DIRECTIONS FOR THIS TASK.
Copy the data exactly as it appears, and do not include any pictures.

SOURCE EXCERPT.
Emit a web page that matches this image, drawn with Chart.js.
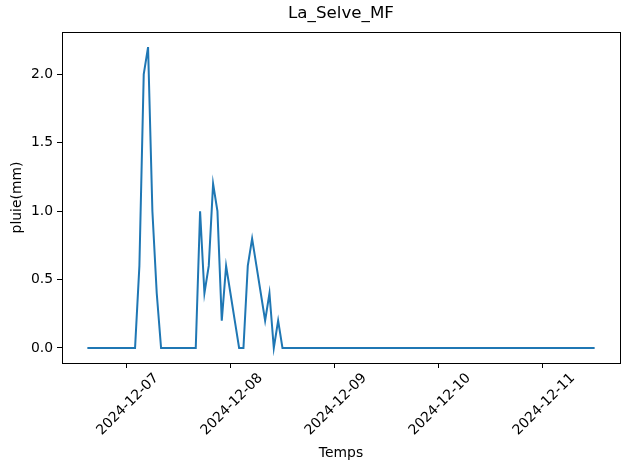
<!DOCTYPE html>
<html><head><meta charset="utf-8">
<script src="https://cdn.jsdelivr.net/npm/chart.js@4/dist/chart.umd.min.js"></script>
<style>html,body{margin:0;padding:0;background:#fff}#wrap{width:630px;height:469px}</style>
</head><body><div id="wrap"><canvas id="c" width="630" height="469"></canvas></div>
<script>
const chartTitle = "La_Selve_MF";
const xAxisLabel = "Temps";
const yAxisLabel = "pluie(mm)";
const startTime = "2024-12-06T15:00:00Z";   // first hourly reading
// hourly rainfall (mm)
const rainDec06 = [0,0,0,0,0,0,0,0,0];                                    // 15h-23h
const rainDec07 = [0,0,0,0.6,2.0,2.2,1.0,0.4,0,0,0,0,0,0,0,0,0,1.0,0.4,0.6,1.2,1.0,0.2,0.6];
const rainDec08 = [0.4,0.2,0,0,0.6,0.8,0.6,0.4,0.2,0.4,0,0.2,0,0,0,0,0,0,0,0,0,0,0,0];
const rainDec09 = [0,0,0,0,0,0,0,0,0,0,0,0,0,0,0,0,0,0,0,0,0,0,0,0];
const rainDec10 = [0,0,0,0,0,0,0,0,0,0,0,0,0,0,0,0,0,0,0,0,0,0,0,0];
const rainDec11 = [0,0,0,0,0,0,0,0,0,0,0,0,0];                            // 0h-12h
const xTickLabels = ["2024-12-07","2024-12-08","2024-12-09","2024-12-10","2024-12-11"];
const yTickValues = [0, 0.5, 1.0, 1.5, 2.0];

const HOUR = 3600000;
const rain = [].concat(rainDec06, rainDec07, rainDec08, rainDec09, rainDec10, rainDec11);
const t0 = Date.parse(startTime);
const points = rain.map((v, i) => ({x: t0 + i * HOUR, y: v}));
const tFirst = points[0].x, tLast = points[points.length - 1].x;
const span = tLast - tFirst;
const yMaxData = Math.max.apply(null, rain), yMinData = Math.min.apply(null, rain);
const ySpan = yMaxData - yMinData;

const FONT = "'DejaVu Sans', sans-serif";
const frame = {
  id: 'frame',
  afterDatasetsDraw(chart) {
    const {ctx, chartArea: a} = chart;
    ctx.save();
    ctx.strokeStyle = '#000';
    ctx.lineWidth = 1;
    ctx.strokeRect(Math.round(a.left) + 0.5, Math.round(a.top) + 0.5,
                   Math.round(a.right - a.left), Math.round(a.bottom - a.top));
    ctx.restore();
  }
};

new Chart(document.getElementById('c'), {
  type: 'line',
  data: {
    datasets: [{
      data: points,
      borderColor: '#1f77b4',
      borderWidth: 2,
      pointRadius: 0,
      tension: 0,
      fill: false
    }]
  },
  options: {
    responsive: false,
    animation: false,
    devicePixelRatio: 1,
    layout: {padding: {left: 0, right: 10, top: 0, bottom: 0}},
    plugins: {
      legend: {display: false},
      tooltip: {enabled: false},
      title: {
        display: true, text: chartTitle, color: '#000', fullSize: false,
        font: {family: FONT, size: 16.7, weight: 'normal'},
        padding: {top: 4, bottom: 8}
      }
    },
    scales: {
      x: {
        type: 'linear',
        min: tFirst - 0.05 * span,
        max: tLast + 0.05 * span,
        afterBuildTicks(s) { s.ticks = xTickLabels.map(d => ({value: Date.parse(d + "T00:00:00Z")})); },
        afterFit(s) { s.height = 106; },
        ticks: {
          autoSkip: false, maxRotation: 45, minRotation: 45,
          labelOffset: 30, padding: 2, color: '#000',
          font: {family: FONT, size: 13.9},
          callback: v => new Date(v).toISOString().slice(0, 10)
        },
        grid: {display: true, drawOnChartArea: false, drawTicks: true, tickLength: 5, tickColor: '#000'},
        border: {display: true, color: '#000', width: 1},
        title: {display: true, text: xAxisLabel, color: '#000', font: {family: FONT, size: 13.9}, padding: {top: 4, bottom: 7}}
      },
      y: {
        min: yMinData - 0.05 * ySpan,
        max: yMaxData + 0.05 * ySpan,
        afterBuildTicks(s) { s.ticks = yTickValues.map(v => ({value: v})); },
        afterFit(s) { s.width = 62; },
        ticks: {color: '#000', padding: 4, font: {family: FONT, size: 13.9}, callback: v => Number(v).toFixed(1)},
        grid: {display: true, drawOnChartArea: false, drawTicks: true, tickLength: 5, tickColor: '#000'},
        border: {display: true, color: '#000', width: 1},
        title: {display: true, text: yAxisLabel, color: '#000', font: {family: FONT, size: 13.9}, padding: {top: 9, bottom: 4}}
      }
    }
  },
  plugins: [frame]
});
</script></body></html>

EXERCISE OUTPUT.
Emit a web page that matches this image, drawn with Chart.js.
<!DOCTYPE html>
<html><head><meta charset="utf-8">
<script src="https://cdn.jsdelivr.net/npm/chart.js@4/dist/chart.umd.min.js"></script>
<style>html,body{margin:0;padding:0;background:#fff}#wrap{width:630px;height:469px}</style>
</head><body><div id="wrap"><canvas id="c" width="630" height="469"></canvas></div>
<script>
const chartTitle = "La_Selve_MF";
const xAxisLabel = "Temps";
const yAxisLabel = "pluie(mm)";
const startTime = "2024-12-06T15:00:00Z";   // first hourly reading
// hourly rainfall (mm)
const rainDec06 = [0,0,0,0,0,0,0,0,0];                                    // 15h-23h
const rainDec07 = [0,0,0,0.6,2.0,2.2,1.0,0.4,0,0,0,0,0,0,0,0,0,1.0,0.4,0.6,1.2,1.0,0.2,0.6];
const rainDec08 = [0.4,0.2,0,0,0.6,0.8,0.6,0.4,0.2,0.4,0,0.2,0,0,0,0,0,0,0,0,0,0,0,0];
const rainDec09 = [0,0,0,0,0,0,0,0,0,0,0,0,0,0,0,0,0,0,0,0,0,0,0,0];
const rainDec10 = [0,0,0,0,0,0,0,0,0,0,0,0,0,0,0,0,0,0,0,0,0,0,0,0];
const rainDec11 = [0,0,0,0,0,0,0,0,0,0,0,0,0];                            // 0h-12h
const xTickLabels = ["2024-12-07","2024-12-08","2024-12-09","2024-12-10","2024-12-11"];
const yTickValues = [0, 0.5, 1.0, 1.5, 2.0];

const HOUR = 3600000;
const rain = [].concat(rainDec06, rainDec07, rainDec08, rainDec09, rainDec10, rainDec11);
const t0 = Date.parse(startTime);
const points = rain.map((v, i) => ({x: t0 + i * HOUR, y: v}));
const tFirst = points[0].x, tLast = points[points.length - 1].x;
const span = tLast - tFirst;
const yMaxData = Math.max.apply(null, rain), yMinData = Math.min.apply(null, rain);
const ySpan = yMaxData - yMinData;

const FONT = "'DejaVu Sans', sans-serif";
const frame = {
  id: 'frame',
  afterDatasetsDraw(chart) {
    const {ctx, chartArea: a} = chart;
    ctx.save();
    ctx.strokeStyle = '#000';
    ctx.lineWidth = 1;
    ctx.strokeRect(Math.round(a.left) + 0.5, Math.round(a.top) + 0.5,
                   Math.round(a.right - a.left), Math.round(a.bottom - a.top));
    ctx.restore();
  }
};

new Chart(document.getElementById('c'), {
  type: 'line',
  data: {
    datasets: [{
      data: points,
      borderColor: '#1f77b4',
      borderWidth: 2,
      pointRadius: 0,
      tension: 0,
      fill: false
    }]
  },
  options: {
    responsive: false,
    animation: false,
    devicePixelRatio: 1,
    layout: {padding: {left: 0, right: 10, top: 0, bottom: 0}},
    plugins: {
      legend: {display: false},
      tooltip: {enabled: false},
      title: {
        display: true, text: chartTitle, color: '#000', fullSize: false,
        font: {family: FONT, size: 16.7, weight: 'normal'},
        padding: {top: 4, bottom: 8}
      }
    },
    scales: {
      x: {
        type: 'linear',
        min: tFirst - 0.05 * span,
        max: tLast + 0.05 * span,
        afterBuildTicks(s) { s.ticks = xTickLabels.map(d => ({value: Date.parse(d + "T00:00:00Z")})); },
        afterFit(s) { s.height = 106; },
        ticks: {
          autoSkip: false, maxRotation: 45, minRotation: 45,
          labelOffset: 30, padding: 2, color: '#000',
          font: {family: FONT, size: 13.9},
          callback: v => new Date(v).toISOString().slice(0, 10)
        },
        grid: {display: true, drawOnChartArea: false, drawTicks: true, tickLength: 5, tickColor: '#000'},
        border: {display: true, color: '#000', width: 1},
        title: {display: true, text: xAxisLabel, color: '#000', font: {family: FONT, size: 13.9}, padding: {top: 4, bottom: 7}}
      },
      y: {
        min: yMinData - 0.05 * ySpan,
        max: yMaxData + 0.05 * ySpan,
        afterBuildTicks(s) { s.ticks = yTickValues.map(v => ({value: v})); },
        afterFit(s) { s.width = 62; },
        ticks: {color: '#000', padding: 4, font: {family: FONT, size: 13.9}, callback: v => Number(v).toFixed(1)},
        grid: {display: true, drawOnChartArea: false, drawTicks: true, tickLength: 5, tickColor: '#000'},
        border: {display: true, color: '#000', width: 1},
        title: {display: true, text: yAxisLabel, color: '#000', font: {family: FONT, size: 13.9}, padding: {top: 9, bottom: 4}}
      }
    }
  },
  plugins: [frame]
});
</script></body></html>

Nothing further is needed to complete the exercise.